Thursday, January 7, 2010

D0-or-Die - Rendezvous with History- The Final Obamacare Sprint

January 7, Thursday,2010 - Today begins the final sprint for Obamacare. House and Senate leaders will meet with the President , Chief of Staff Rahm Emanuel and Office of Health Reform Director, Nancy-Ann DeParle, to negotiate a bill behind closed White House doors.

President Obama says the bill will be “historic. “ He claims it will rank right up there with the passage of Social Security in the 1930s and Medicare in the 1960s. It will be, in short, Obama's rendezvous with history. It may, also, if not passed in a timely way, a rendezvous with political defeat.

As Democrats begin their final sprint, we know,

• The legislative clock is ticking - fast. President Obama wants a bill passed before his State of the Union address in late January or early February. Because an open process, namely televising proceedings on C-Span would slow things up, negotiations for the final bill, will be conducted in secrecy.

• The Democrats’ political position is perilous. With the retirement of two Democrat Senators, Chris Dodd of Connecticut and Byron Dorgan of North Dakota, and the party switch of Parker Griffith of Alabama in the House, their 60 votes in the Senate and their majority in the House are imperiled and may evaporate come November. Thus, for Democrats, it is now or never.

• The main issues to be reconciled between the House and Senate are how to pay for the $ 1 trillion bill, who to tax and how much, the fate of the public option, federal coverage for abortion , and extent of subsidies to help lower earners buy health insurance. One concession by the Senate may be accepting the House proposal to repeal antitrust exemption of insurance companies, and the concession by the House may be dropping the public option.

Among Americans, a sluggish economy, rising deficits, persistent unemployment, and a sense the country is headed in the wrong direction are fueling anger, angst, hopelessness, skepticism , and populist movement to throw the incumbents out.

Some realists are asking, why overhaul the health care industry when it produced 381,000 new jobs in 2007, 372,000 jobs in 2008, and 600,000 in 2009? And why do it in secrecy behind closed doors when transparency was promised?

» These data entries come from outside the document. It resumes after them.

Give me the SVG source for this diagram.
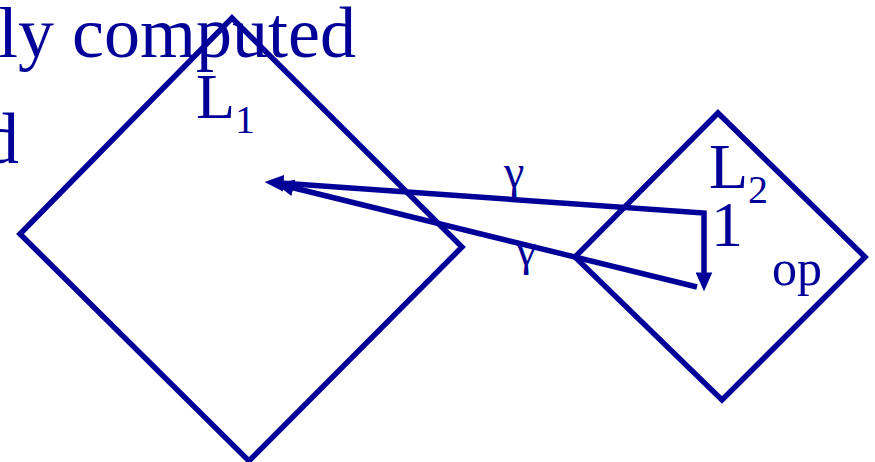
<svg xmlns="http://www.w3.org/2000/svg" width="875" height="462" viewBox="0 0 875 462">
<style>
.t{font-family:"Liberation Serif","Times New Roman",serif;fill:#000099}
.shape{fill:none;stroke:#000099;stroke-width:5.5;stroke-linejoin:miter;stroke-miterlimit:10}
.conn{fill:none;stroke:#000099;stroke-width:5.5;stroke-linejoin:miter}
</style>
<defs>
<marker id="ah" markerUnits="userSpaceOnUse" markerWidth="19" markerHeight="17" viewBox="0 0 16 14" refX="3" refY="7" orient="auto-start-reverse">
<path d="M0,0 L16,7 L0,14 z" fill="#000099"/>
</marker>
</defs>
<rect width="875" height="462" fill="#ffffff"/>
<text class="t" x="-2" y="57" font-size="72">ly computed</text>
<text class="t" x="-17" y="163" font-size="72">d</text>
<g id="L1">
<polygon class="shape" points="232,18 462,247 249,461 20,234"/>
<text class="t" x="196" y="118" font-size="64">L<tspan font-size="40" dy="15">1</tspan></text>
</g>
<g id="L2">
<polygon class="shape" points="718,113 865,257 722,400 575,257"/>
<text class="t" x="709" y="188" font-size="64">L<tspan font-size="40" dy="15">2</tspan></text>
<text class="t" x="711" y="246" font-size="64">1</text>
<text class="t" x="772" y="285" font-size="50">op</text>
</g>
<g id="connectors">
<polyline class="conn" points="280,183 704,213 704,276" marker-start="url(#ah)" marker-end="url(#ah)"/>
<polyline class="conn" points="290,187 697,287" marker-start="url(#ah)"/>
<text class="t" x="504" y="187" font-size="46">γ</text>
<text class="t" x="516" y="265" font-size="46">γ</text>
</g>
</svg>
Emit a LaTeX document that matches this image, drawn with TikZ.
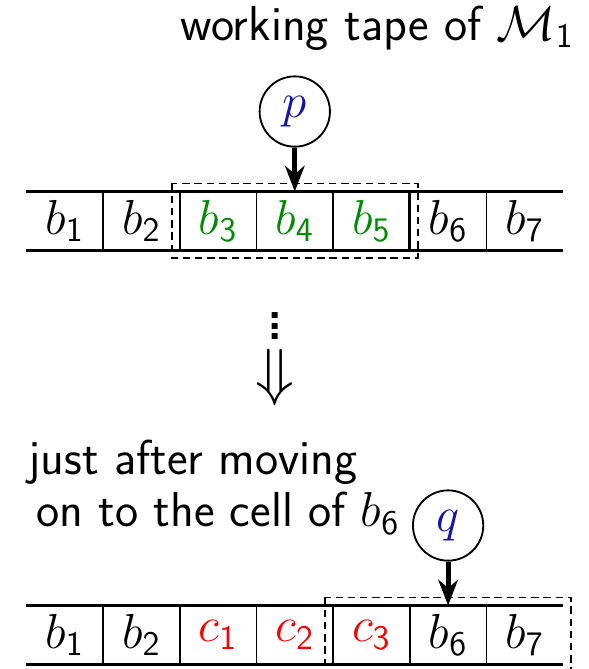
\RequirePackage{fix-cm}
\documentclass[tikz,border=0pt]{standalone}
\usetikzlibrary{positioning,arrows.meta}

\definecolor{headblue}{RGB}{20,20,170}
\definecolor{keepgreen}{RGB}{0,140,0}

\begin{document}
\begin{tikzpicture}[
  font=\sffamily\fontsize{18.5}{22}\selectfont,
  cell/.style    ={minimum width=10mm, minimum height=7.67mm, inner sep=0pt},
  tapeline/.style={line width=0.9pt},
  sep/.style     ={line width=0.55pt},
  thicksep/.style={line width=1pt},
  window/.style  ={line width=0.55pt, dash pattern=on 2.8pt off 1.8pt},
  state/.style   ={draw, circle, line width=0.7pt, minimum size=9.3mm, inner sep=0pt, text=headblue},
  head/.style    ={-{Stealth[length=3.4mm, width=2.6mm]}, line width=1.9pt},
  lbl/.style     ={inner sep=0pt},
]

\useasboundingbox (0,0) rectangle (7.778,-8.849);

\node[lbl, anchor=base east] (title) at (7.60,-0.53) {working tape of $\mathcal{M}_{\mathsf{1}}$};

% tape before the move
\node[cell] (up1) at (0.857,-2.923) {$b_{\mathsf{1}}$};
\node[cell, right=0pt of up1] (up2) {$b_{\mathsf{2}}$};
\node[cell, right=0pt of up2, text=keepgreen] (up3) {$b_{\mathsf{3}}$};
\node[cell, right=0pt of up3, text=keepgreen] (up4) {$b_{\mathsf{4}}$};
\node[cell, right=0pt of up4, text=keepgreen] (up5) {$b_{\mathsf{5}}$};
\node[cell, right=0pt of up5] (up6) {$b_{\mathsf{6}}$};
\node[cell, right=0pt of up6] (up7) {$b_{\mathsf{7}}$};

\draw[tapeline] (up1.north west) -- (up7.north east);
\draw[tapeline] (up1.south west) -- (up7.south east);
\draw[thicksep] (up2.north west) -- (up2.south west);
\draw[sep] (up3.north west) -- (up3.south west);
\draw[sep] (up4.north west) -- (up4.south west);
\draw[sep] (up5.north west) -- (up5.south west);
\draw[thicksep] (up6.north west) -- (up6.south west);
\draw[sep] (up7.north west) -- (up7.south west);
\draw[window] ([xshift=-1.06mm, yshift=1.06mm]up3.north west) rectangle ([xshift=1.06mm, yshift=-1mm]up5.south east);

\node[state, above=5.8mm of up4] (p) {$p$};
\draw[head] (p) -- (up4.north);

\node[lbl, font=\sffamily\fontsize{28}{28}\selectfont] (dots) at (3.637,-4.21) {$\vdots$};
\node[lbl, font=\fontsize{24}{24}\selectfont] (then) at (3.637,-4.99) {$\Downarrow$};

\node[lbl, anchor=base west] (moving) at (0.37,-6.28) {just after moving};
\node[lbl, anchor=base west] (cellof) at (0.47,-6.97) {on to the cell of $b_{\mathsf{6}}$};

% tape after the move
\node[cell] (lo1) at (0.857,-8.399) {$b_{\mathsf{1}}$};
\node[cell, right=0pt of lo1] (lo2) {$b_{\mathsf{2}}$};
\node[cell, right=0pt of lo2, text=red] (lo3) {$c_{\mathsf{1}}$};
\node[cell, right=0pt of lo3, text=red] (lo4) {$c_{\mathsf{2}}$};
\node[cell, right=0pt of lo4, text=red] (lo5) {$c_{\mathsf{3}}$};
\node[cell, right=0pt of lo5] (lo6) {$b_{\mathsf{6}}$};
\node[cell, right=0pt of lo6] (lo7) {$b_{\mathsf{7}}$};

\draw[tapeline] (lo1.north west) -- (lo7.north east);
\draw[tapeline] (lo1.south west) -- (lo7.south east);
\draw[thicksep] (lo2.north west) -- (lo2.south west);
\draw[sep] (lo3.north west) -- (lo3.south west);
\draw[sep] (lo4.north west) -- (lo4.south west);
\draw[sep] (lo5.north west) -- (lo5.south west);
\draw[sep] (lo6.north west) -- (lo6.south west);
\draw[sep] (lo7.north west) -- (lo7.south west);
\draw[window] ([xshift=-1.06mm, yshift=1.06mm]lo5.north west) rectangle ([xshift=1.06mm, yshift=-1mm]lo7.south east);

\node[state, above=5.8mm of lo6] (q) {$q$};
\draw[head] (q) -- (lo6.north);

\end{tikzpicture}
\end{document}
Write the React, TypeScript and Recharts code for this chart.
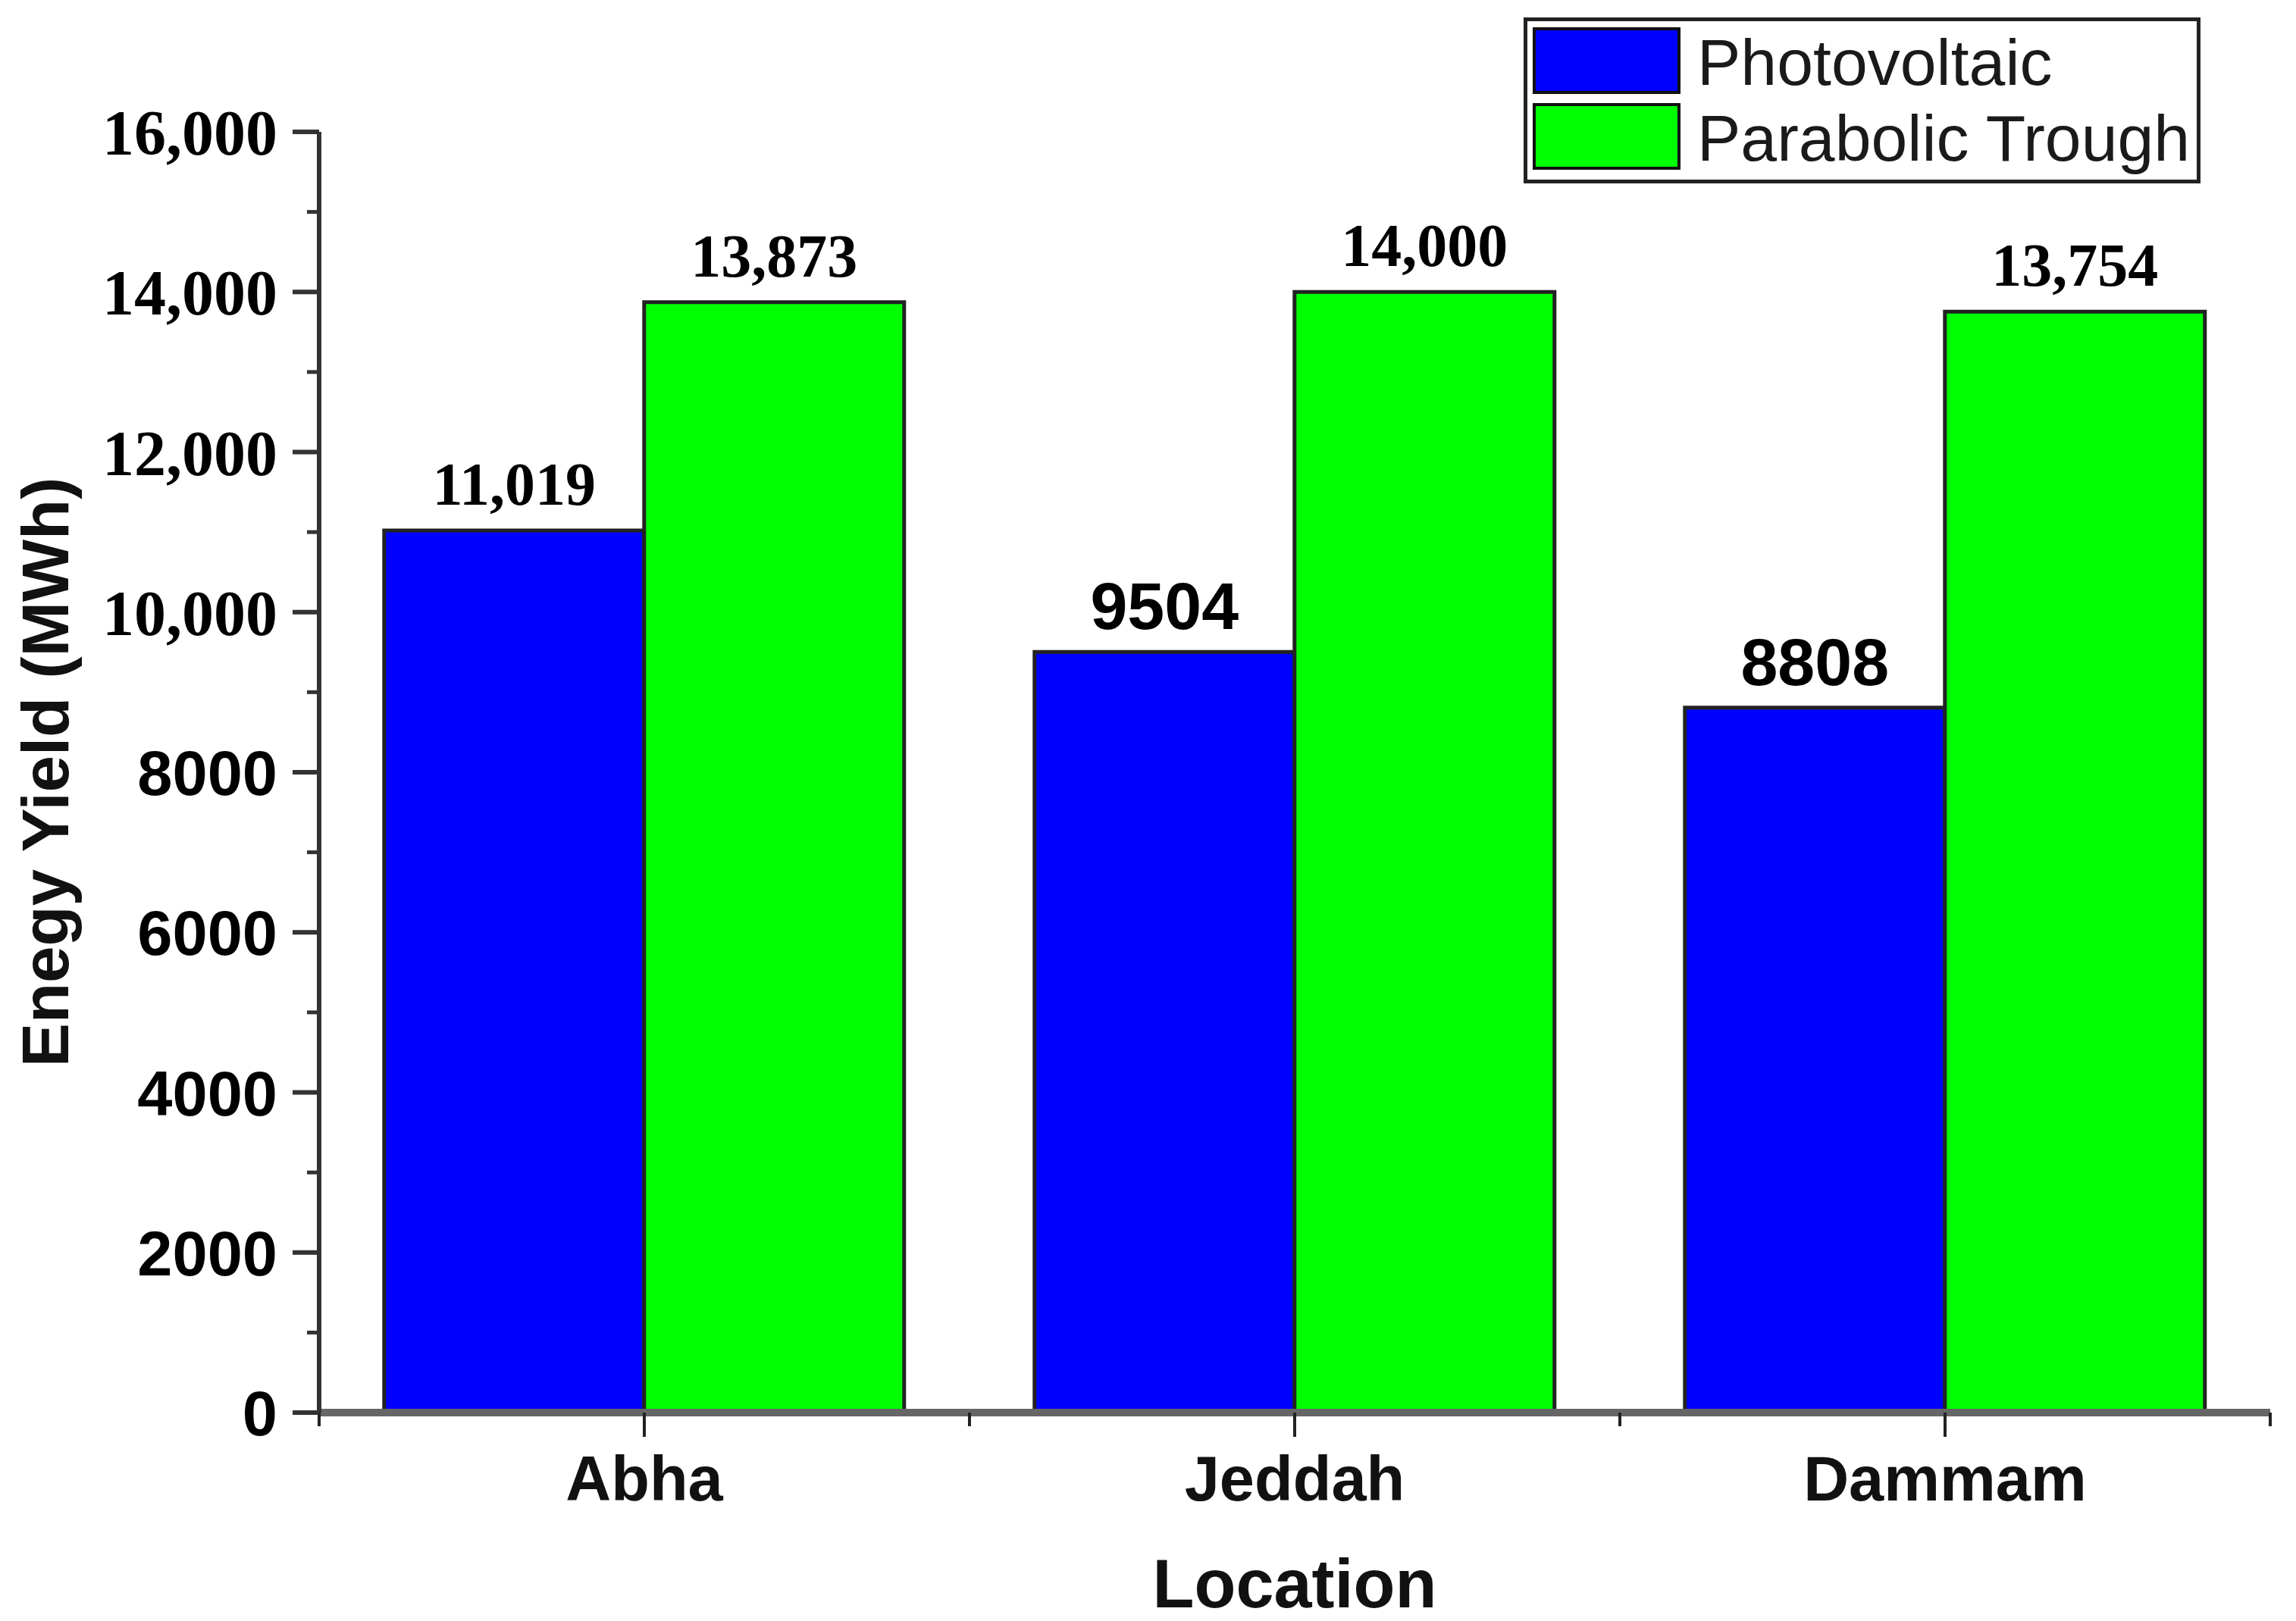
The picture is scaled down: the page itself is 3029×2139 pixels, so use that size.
import { BarChart, Bar, XAxis, YAxis, Legend, LabelList, Label } from "recharts"

// values
const locations = ["Abha", "Jeddah", "Dammam"]
const photovoltaic = [11019, 9504, 8808]
const parabolicTrough = [13873, 14000, 13754]
const seriesKeys = ["pv", "pt"]
const yTicks = [0, 1000, 2000, 3000, 4000, 5000, 6000, 7000, 8000, 9000, 10000, 11000, 12000, 13000, 14000, 15000, 16000]

const data = locations.map((loc, i) => ({ loc, pv: photovoltaic[i], pt: parabolicTrough[i] }))

const W = 3029
const H = 2139
const PLOT_LEFT = 421
const PLOT_RIGHT = 2995
const PLOT_TOP = 174
const PLOT_BOTTOM = 1864
const Y_AXIS_W = 300
const X_AXIS_H = 200
const BAND = (PLOT_RIGHT - PLOT_LEFT) / locations.length

const SANS = "'Liberation Sans', Arial, sans-serif"
const SERIF = "'Liberation Serif', 'Times New Roman', serif"

// the big numbers were typed in a serif face with a comma, the rest in bold sans
const isSerif = (v: number) => v >= 10000
const fmt = (v: number) => (v >= 10000 ? v.toLocaleString("en-US") : String(v))

const YTick = (props: any) => {
  const { x, y, payload } = props
  const v = payload.value
  const major = v % 2000 === 0
  const serif = isSerif(v)
  return (
    <g>
      <line x1={x - (major ? 35 : 16)} x2={x} y1={y} y2={y} stroke="#333" strokeWidth={major ? 6 : 5} />
      {major && (
        <text x={x - 55} y={y + 30} textAnchor="end" fontFamily={serif ? SERIF : SANS} fontWeight="bold" fontSize={serif ? 84 : 83} fill="#000">
          {fmt(v)}
        </text>
      )}
    </g>
  )
}

const XTick = (props: any) => {
  const { x, y, payload, index } = props
  return (
    <g>
      <line x1={x} x2={x} y1={y} y2={y + 32} stroke="#222" strokeWidth={4} />
      <line x1={x - BAND / 2} x2={x - BAND / 2} y1={y} y2={y + 18} stroke="#222" strokeWidth={4} />
      {index === locations.length - 1 && (
        <line x1={x + BAND / 2} x2={x + BAND / 2} y1={y} y2={y + 18} stroke="#222" strokeWidth={4} />
      )}
      <text x={x} y={y + 116} textAnchor="middle" fontFamily={SANS} fontWeight="bold" fontSize={83} fill="#111">
        {payload.value}
      </text>
    </g>
  )
}

const renderValue = (props: any) => {
  const { x, y, width, value } = props
  const serif = isSerif(value)
  return (
    <text x={x + width / 2} y={y - (serif ? 34 : 30)} textAnchor="middle" fontFamily={serif ? SERIF : SANS} fontWeight="bold" fontSize={serif ? 80 : 88} fill="#000">
      {fmt(value)}
    </text>
  )
}

const LegendBox = (props: any) => {
  const items = [...(props.payload || [])].sort(
    (a: any, b: any) => seriesKeys.indexOf(a.dataKey) - seriesKeys.indexOf(b.dataKey)
  )
  return (
    <div style={{ width: 893, height: 219, border: "5px solid #222", boxSizing: "border-box", background: "#fff", position: "relative" }}>
      {items.map((it: any, i: number) => (
        <div key={i}>
          <div style={{ position: "absolute", left: 7, top: 8 + i * 100, width: 195, height: 88, background: it.color, border: "4px solid #111", boxSizing: "border-box" }} />
          <div style={{ position: "absolute", left: 224, top: i * 100 + 4, fontFamily: SANS, fontSize: 86, lineHeight: "100px", color: "#1a1a1a", whiteSpace: "nowrap" }}>
            {it.value}
          </div>
        </div>
      ))}
    </div>
  )
}

export default function App() {
  return (
    <div style={{ position: "absolute", left: 0, top: 0, background: "#fff" }}>
      <BarChart
        width={W}
        height={H}
        data={data}
        barCategoryGap="10%"
        barGap={0}
        margin={{ top: PLOT_TOP, right: W - PLOT_RIGHT, bottom: H - PLOT_BOTTOM - X_AXIS_H, left: PLOT_LEFT - Y_AXIS_W }}
      >
        <XAxis
          dataKey="loc"
          height={X_AXIS_H}
          tickLine={false}
          tickSize={0}
          tickMargin={0}
          tick={<XTick />}
          axisLine={{ stroke: "#666", strokeWidth: 10 }}
        >
          <Label
            content={() => (
              <text x={(PLOT_LEFT + PLOT_RIGHT) / 2} y={2121} textAnchor="middle" fontFamily={SANS} fontWeight="bold" fontSize={90} fill="#111">
                Location
              </text>
            )}
          />
        </XAxis>
        <YAxis
          width={Y_AXIS_W}
          domain={[0, 16000]}
          ticks={yTicks}
          interval={0}
          tickLine={false}
          tickSize={0}
          tickMargin={0}
          tick={<YTick />}
          axisLine={{ stroke: "#333", strokeWidth: 6 }}
        >
          <Label
            content={() => (
              <text transform={`translate(90, ${(PLOT_TOP + PLOT_BOTTOM) / 2}) rotate(-90)`} textAnchor="middle" fontFamily={SANS} fontWeight="bold" fontSize={87} fill="#111">
                Enegy Yield (MWh)
              </text>
            )}
          />
        </YAxis>
        <Legend
          layout="horizontal"
          verticalAlign="middle"
          align="center"
          content={<LegendBox />}
          wrapperStyle={{ position: "absolute", left: 2010, top: 23, width: 893, height: 219 }}
        />
        <Bar dataKey="pv" name="Photovoltaic" fill="#0000FF" stroke="#222" strokeWidth={5} isAnimationActive={false}>
          <LabelList dataKey="pv" content={renderValue} />
        </Bar>
        <Bar dataKey="pt" name="Parabolic Trough" fill="#00FF00" stroke="#222" strokeWidth={5} isAnimationActive={false}>
          <LabelList dataKey="pt" content={renderValue} />
        </Bar>
      </BarChart>
    </div>
  )
}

Meanwhile, The nation’s doctors, slated to deliver care to 30 million more newly insured promised by the bill, sit helplessly on the sidelines. There is not much in the final bill for them. Indeed, to assure the bill comes under budget, now and over the next 10 years, Congress will shave $500 million Medicare money, partly by reducing reimbursement for doctors and procedures they perform in hospitals, One glimmer of hope. The House bill contains $57 billion more for primary care doctors who will be needed to care for those in vastly expanded Medicaid programs.